╭──

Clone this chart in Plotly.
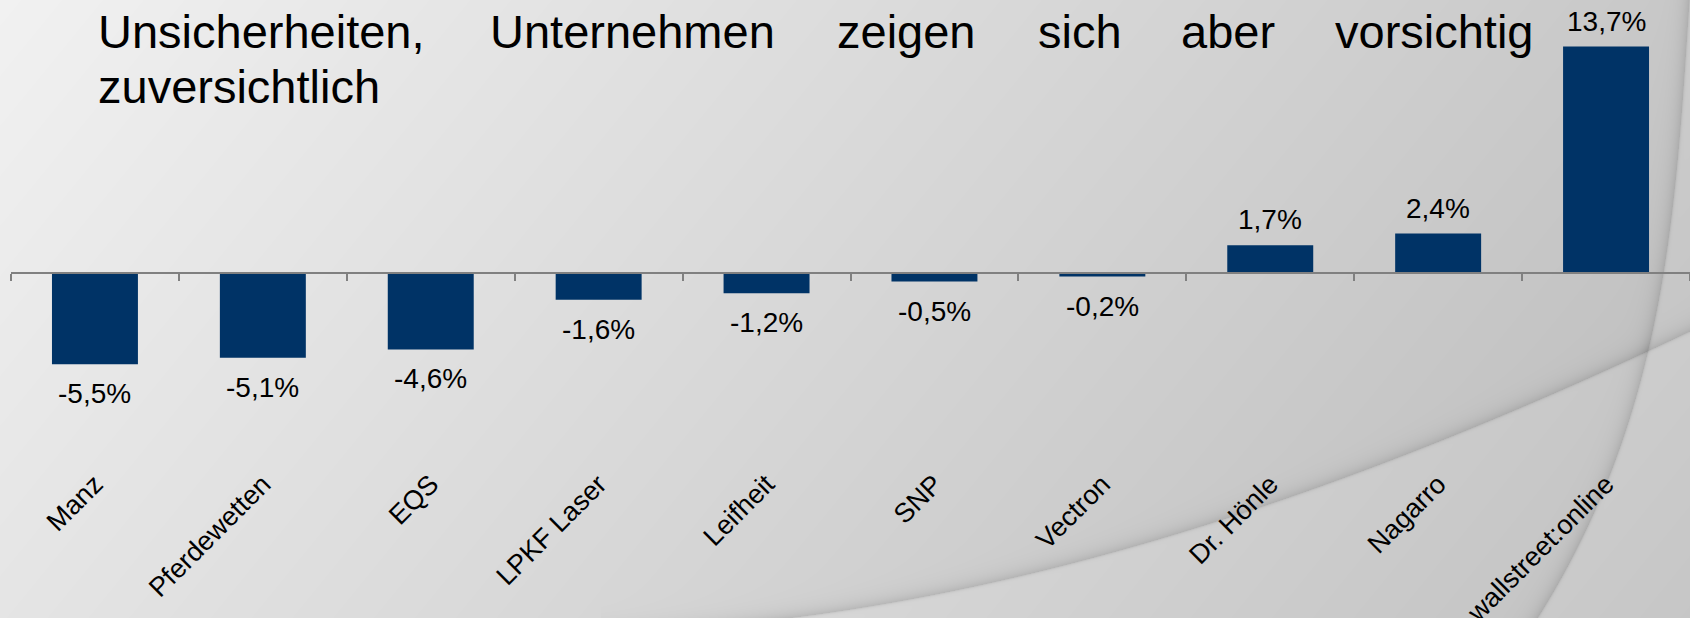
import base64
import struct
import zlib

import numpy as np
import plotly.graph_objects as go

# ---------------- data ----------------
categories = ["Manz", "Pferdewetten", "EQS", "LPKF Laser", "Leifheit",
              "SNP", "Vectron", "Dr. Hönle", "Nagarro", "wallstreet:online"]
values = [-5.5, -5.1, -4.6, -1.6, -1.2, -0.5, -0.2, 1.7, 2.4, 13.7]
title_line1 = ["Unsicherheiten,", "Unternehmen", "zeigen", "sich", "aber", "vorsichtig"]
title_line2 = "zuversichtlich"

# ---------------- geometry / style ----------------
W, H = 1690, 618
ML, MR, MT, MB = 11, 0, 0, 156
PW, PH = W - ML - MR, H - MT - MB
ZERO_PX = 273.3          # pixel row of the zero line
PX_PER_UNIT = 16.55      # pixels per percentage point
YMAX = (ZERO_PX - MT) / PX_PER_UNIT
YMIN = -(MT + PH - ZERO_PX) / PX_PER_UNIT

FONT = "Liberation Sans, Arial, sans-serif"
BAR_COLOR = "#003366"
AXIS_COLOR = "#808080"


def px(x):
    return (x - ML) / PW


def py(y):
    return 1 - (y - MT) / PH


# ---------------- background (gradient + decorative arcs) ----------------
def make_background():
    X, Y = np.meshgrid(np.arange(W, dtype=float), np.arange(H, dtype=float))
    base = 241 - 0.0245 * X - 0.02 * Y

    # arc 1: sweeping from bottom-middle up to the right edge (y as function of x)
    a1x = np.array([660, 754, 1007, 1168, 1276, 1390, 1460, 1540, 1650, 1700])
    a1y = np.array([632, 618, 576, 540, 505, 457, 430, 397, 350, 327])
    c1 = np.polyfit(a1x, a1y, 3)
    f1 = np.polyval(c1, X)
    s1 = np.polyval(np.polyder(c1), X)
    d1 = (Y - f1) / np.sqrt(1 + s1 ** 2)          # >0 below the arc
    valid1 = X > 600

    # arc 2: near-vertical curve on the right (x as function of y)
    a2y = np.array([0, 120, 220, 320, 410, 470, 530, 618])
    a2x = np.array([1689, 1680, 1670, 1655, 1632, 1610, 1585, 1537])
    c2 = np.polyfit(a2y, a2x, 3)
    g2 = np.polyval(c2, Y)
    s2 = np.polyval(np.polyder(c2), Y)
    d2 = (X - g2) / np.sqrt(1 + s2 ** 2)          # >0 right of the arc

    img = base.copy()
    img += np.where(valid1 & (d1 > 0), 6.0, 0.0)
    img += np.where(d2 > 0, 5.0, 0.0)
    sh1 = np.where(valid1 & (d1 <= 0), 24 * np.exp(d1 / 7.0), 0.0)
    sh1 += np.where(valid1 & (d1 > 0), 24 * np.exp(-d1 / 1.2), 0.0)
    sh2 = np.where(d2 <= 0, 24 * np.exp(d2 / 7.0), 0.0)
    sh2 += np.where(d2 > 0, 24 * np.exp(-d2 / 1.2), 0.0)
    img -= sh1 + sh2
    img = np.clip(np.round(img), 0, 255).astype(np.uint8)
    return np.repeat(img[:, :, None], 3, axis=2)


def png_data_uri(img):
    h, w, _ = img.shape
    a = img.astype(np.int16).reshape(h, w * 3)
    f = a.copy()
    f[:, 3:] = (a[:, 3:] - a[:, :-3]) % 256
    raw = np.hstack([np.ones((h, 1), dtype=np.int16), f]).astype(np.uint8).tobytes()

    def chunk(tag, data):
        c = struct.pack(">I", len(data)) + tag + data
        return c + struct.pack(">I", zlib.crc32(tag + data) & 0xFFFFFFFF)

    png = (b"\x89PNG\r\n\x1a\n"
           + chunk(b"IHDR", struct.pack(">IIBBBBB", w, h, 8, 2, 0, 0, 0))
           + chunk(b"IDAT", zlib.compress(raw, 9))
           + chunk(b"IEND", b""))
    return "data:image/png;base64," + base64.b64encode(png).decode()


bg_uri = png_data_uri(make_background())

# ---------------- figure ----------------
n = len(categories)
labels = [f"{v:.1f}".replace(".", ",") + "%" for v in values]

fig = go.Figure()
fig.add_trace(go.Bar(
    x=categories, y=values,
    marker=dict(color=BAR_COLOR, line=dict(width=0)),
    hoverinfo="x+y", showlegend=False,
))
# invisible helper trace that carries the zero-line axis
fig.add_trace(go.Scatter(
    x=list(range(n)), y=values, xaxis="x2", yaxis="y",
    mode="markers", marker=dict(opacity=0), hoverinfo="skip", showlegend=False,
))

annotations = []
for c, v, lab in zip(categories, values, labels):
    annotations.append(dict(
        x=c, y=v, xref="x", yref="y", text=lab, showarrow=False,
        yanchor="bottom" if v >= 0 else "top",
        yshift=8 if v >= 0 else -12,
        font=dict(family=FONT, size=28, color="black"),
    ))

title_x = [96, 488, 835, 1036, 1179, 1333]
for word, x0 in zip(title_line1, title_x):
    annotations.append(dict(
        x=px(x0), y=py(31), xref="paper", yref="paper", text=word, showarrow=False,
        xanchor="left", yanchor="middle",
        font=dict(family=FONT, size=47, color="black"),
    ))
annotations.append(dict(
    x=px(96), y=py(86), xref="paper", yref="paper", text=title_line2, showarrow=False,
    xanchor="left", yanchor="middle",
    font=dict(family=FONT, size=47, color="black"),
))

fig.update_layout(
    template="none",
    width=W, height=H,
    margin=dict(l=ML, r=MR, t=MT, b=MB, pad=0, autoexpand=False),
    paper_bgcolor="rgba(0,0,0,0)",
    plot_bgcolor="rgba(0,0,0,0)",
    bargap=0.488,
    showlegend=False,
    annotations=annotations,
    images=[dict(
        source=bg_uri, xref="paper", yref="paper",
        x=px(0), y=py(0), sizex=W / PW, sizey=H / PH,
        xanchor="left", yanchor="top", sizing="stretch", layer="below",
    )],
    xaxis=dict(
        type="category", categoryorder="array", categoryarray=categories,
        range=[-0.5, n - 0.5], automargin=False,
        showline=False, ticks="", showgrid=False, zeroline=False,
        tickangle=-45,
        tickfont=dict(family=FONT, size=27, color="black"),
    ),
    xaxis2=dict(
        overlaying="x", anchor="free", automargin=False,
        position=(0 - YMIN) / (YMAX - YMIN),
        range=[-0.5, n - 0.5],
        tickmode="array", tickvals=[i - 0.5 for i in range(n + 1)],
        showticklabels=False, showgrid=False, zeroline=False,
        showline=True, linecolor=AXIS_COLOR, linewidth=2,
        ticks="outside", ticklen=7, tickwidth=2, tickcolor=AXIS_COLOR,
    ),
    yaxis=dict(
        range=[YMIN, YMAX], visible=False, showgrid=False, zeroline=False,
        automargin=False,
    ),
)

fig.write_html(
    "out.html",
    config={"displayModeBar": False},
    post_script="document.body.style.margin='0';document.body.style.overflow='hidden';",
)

╰──

Write out an exact copy of the listing, first line through the line containing "base = 241 - 0.0245 * X - 0.02 * Y", with the pictures left out.

(Correct response)
Clone this chart in Plotly.
import base64
import struct
import zlib

import numpy as np
import plotly.graph_objects as go

# ---------------- data ----------------
categories = ["Manz", "Pferdewetten", "EQS", "LPKF Laser", "Leifheit",
              "SNP", "Vectron", "Dr. Hönle", "Nagarro", "wallstreet:online"]
values = [-5.5, -5.1, -4.6, -1.6, -1.2, -0.5, -0.2, 1.7, 2.4, 13.7]
title_line1 = ["Unsicherheiten,", "Unternehmen", "zeigen", "sich", "aber", "vorsichtig"]
title_line2 = "zuversichtlich"

# ---------------- geometry / style ----------------
W, H = 1690, 618
ML, MR, MT, MB = 11, 0, 0, 156
PW, PH = W - ML - MR, H - MT - MB
ZERO_PX = 273.3          # pixel row of the zero line
PX_PER_UNIT = 16.55      # pixels per percentage point
YMAX = (ZERO_PX - MT) / PX_PER_UNIT
YMIN = -(MT + PH - ZERO_PX) / PX_PER_UNIT

FONT = "Liberation Sans, Arial, sans-serif"
BAR_COLOR = "#003366"
AXIS_COLOR = "#808080"


def px(x):
    return (x - ML) / PW


def py(y):
    return 1 - (y - MT) / PH


# ---------------- background (gradient + decorative arcs) ----------------
def make_background():
    X, Y = np.meshgrid(np.arange(W, dtype=float), np.arange(H, dtype=float))
    base = 241 - 0.0245 * X - 0.02 * Y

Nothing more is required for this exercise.